Tall flowers play up color and foliage.
- An open spot in a lawn provides a good spot for tall, sun-loving flowers.
- Most ornamental grasses love full sun. A bonus: They offer good structure during winter months.
- If plants need more day-to-day maintenance, such as daylilies that require deadheading, put them in front to enable easier access.
- Many flowerbeds include plants that gradually transition from short to tall, but this flowerbed offers dramatic height all the way throughout.
- Dahlias and lilies supply bright pops of hot color.
A lovely collection of plants adds beauty to a yard.
- Place plants with contrasting colors -- hot purples and pinks versus pastel oranges -- in separate areas of a garden.
- Edging can be formal or informal; the former, shown in this sunny bed, provide a neater border for a garden.
- To draw winged visitors, offer a moving source of water, such as this pretty birdbath.
- Patches of annuals, such as petunias, fill in empty spots in a mostly perennial bed.
- Strategically placed stretches of boxwood break up large expanses of flowers.
A rippling flowerbed dresses up a garden.
- Undulating curves create a gentle edge to both the border and the beds in this garden.
- In place of a hardscape material, a stretch of lawn serves as walkway.
- A castor bean adds vertical height to the flowerbed.
- Repeating plants, including delphinium and phlox, supply visual consistency.
- Annuals such as snapdragons add welcome bursts of bright color.
A casual cottage garden distinguishes itself with a loose collection of plants.
- Places to sit or display are often separated or surrounded by flowers; here, a table nestles naturally within a bevy of plants.
- Glass cloches are used to shield plants from cool, early-season temperatures, but later in the year, they provide an interesting hardscape element for a garden.
- Tall flowering shrubs, such as butterfly bush, supply vertical interest and draw wildlife, too.
- Another good addition to sunny gardens: herbs, which work well either planted in-ground or in containers.
- Clusters of pastel plants, including zinnias, coneflower, and cosmos, provide color without being too overwhelming.
Purples and yellows supply a flowerbed with subdued color.
- Narrower beds are easier to access from both sides, making them easier to maintain.
- Repeating plants and colors, shown here in a planting of cranesbill and coralbells, fills a pretty flower border.
- Mounding plants maintain a view of the rest of the garden.
- To create a more casual appeal to the garden, flowers and shrubs are left to grow in a natural pattern.
- The foliage of bearded iris offers vertical visual interest to the garden.

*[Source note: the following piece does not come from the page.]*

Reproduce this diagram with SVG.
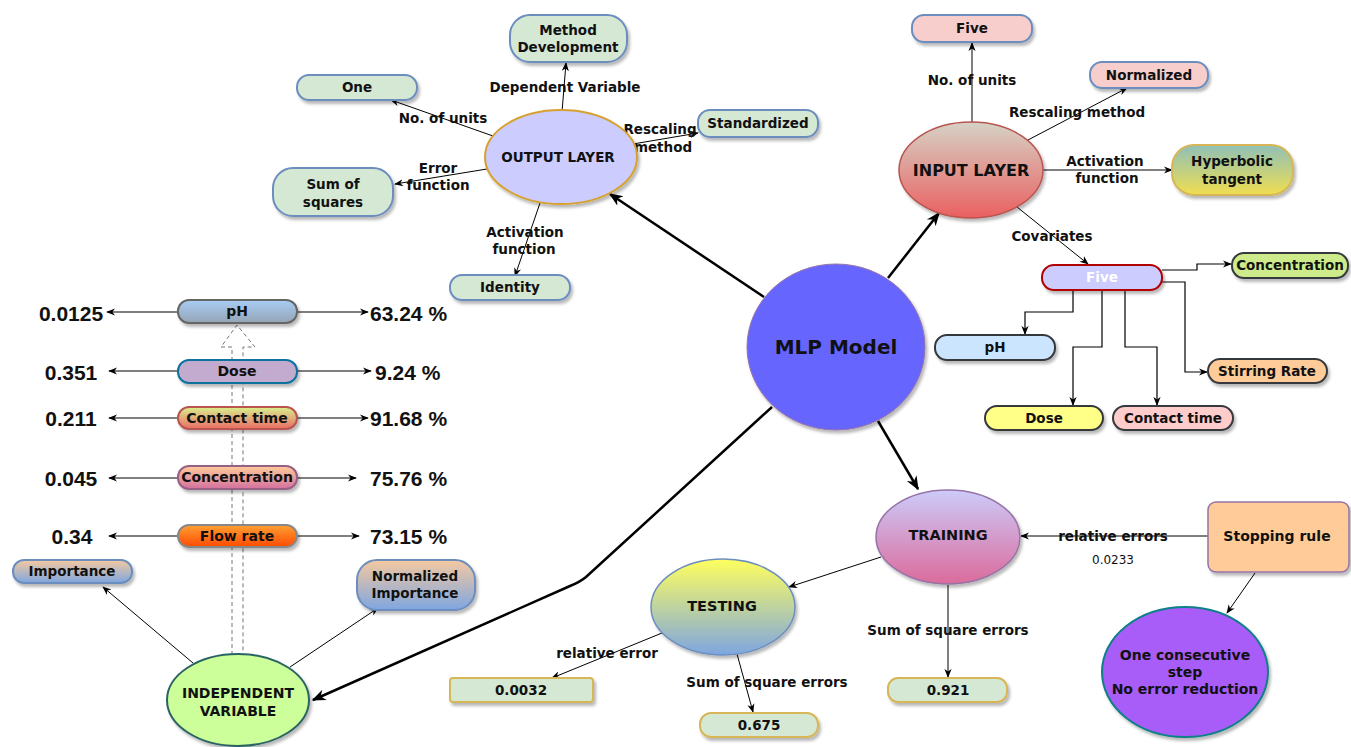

Geometry supplies beauty in this stately garden.
- A series of squares and rectangles lends calming visual interest.
- Use sculptures and stately containers, such as the patterned pieces in this space, to reinforce your garden's design.
- A long metal bench provides a spot to enjoy shrubs and trees.
- Site tall trees and shrubs to shield house facades from view.
- Showy flowers dress up most sun-loving gardens; this one relies on elegant compositions of shrubs to define interior spaces.
A show-stopping collection of sun-loving plants supplies front yard brilliance.
- A parking strip is the perfect place to include add flowers.
- Give a garden bed presence with an edging material that provides vertical support.
- Nearly hidden by showy foliage, lower-height stucco walls offer terraces for plants.
- Many flowers -- iris, verbena, freesia, daisies -- do double duty: Pretty blooms outside can be cut and brought indoors.
- Pops of color brighten the ivy-covered front facade of this house.
Blooms brighten a slim space between sidewalk and fence.
- A sunny spot is a good spot for a trellis planted with a climbing rose.
- Matching containers planted with bright annuals flank a home's walkway.
- Chosen for their height, flowering plants don't obscure the fence.
- Grouping flowers in threes is a common planting rule of thumb, but alternating plants, as this border does, also offers a visually appealing design.
- Lights cling close to the ground, supplying security and highlighting flowers.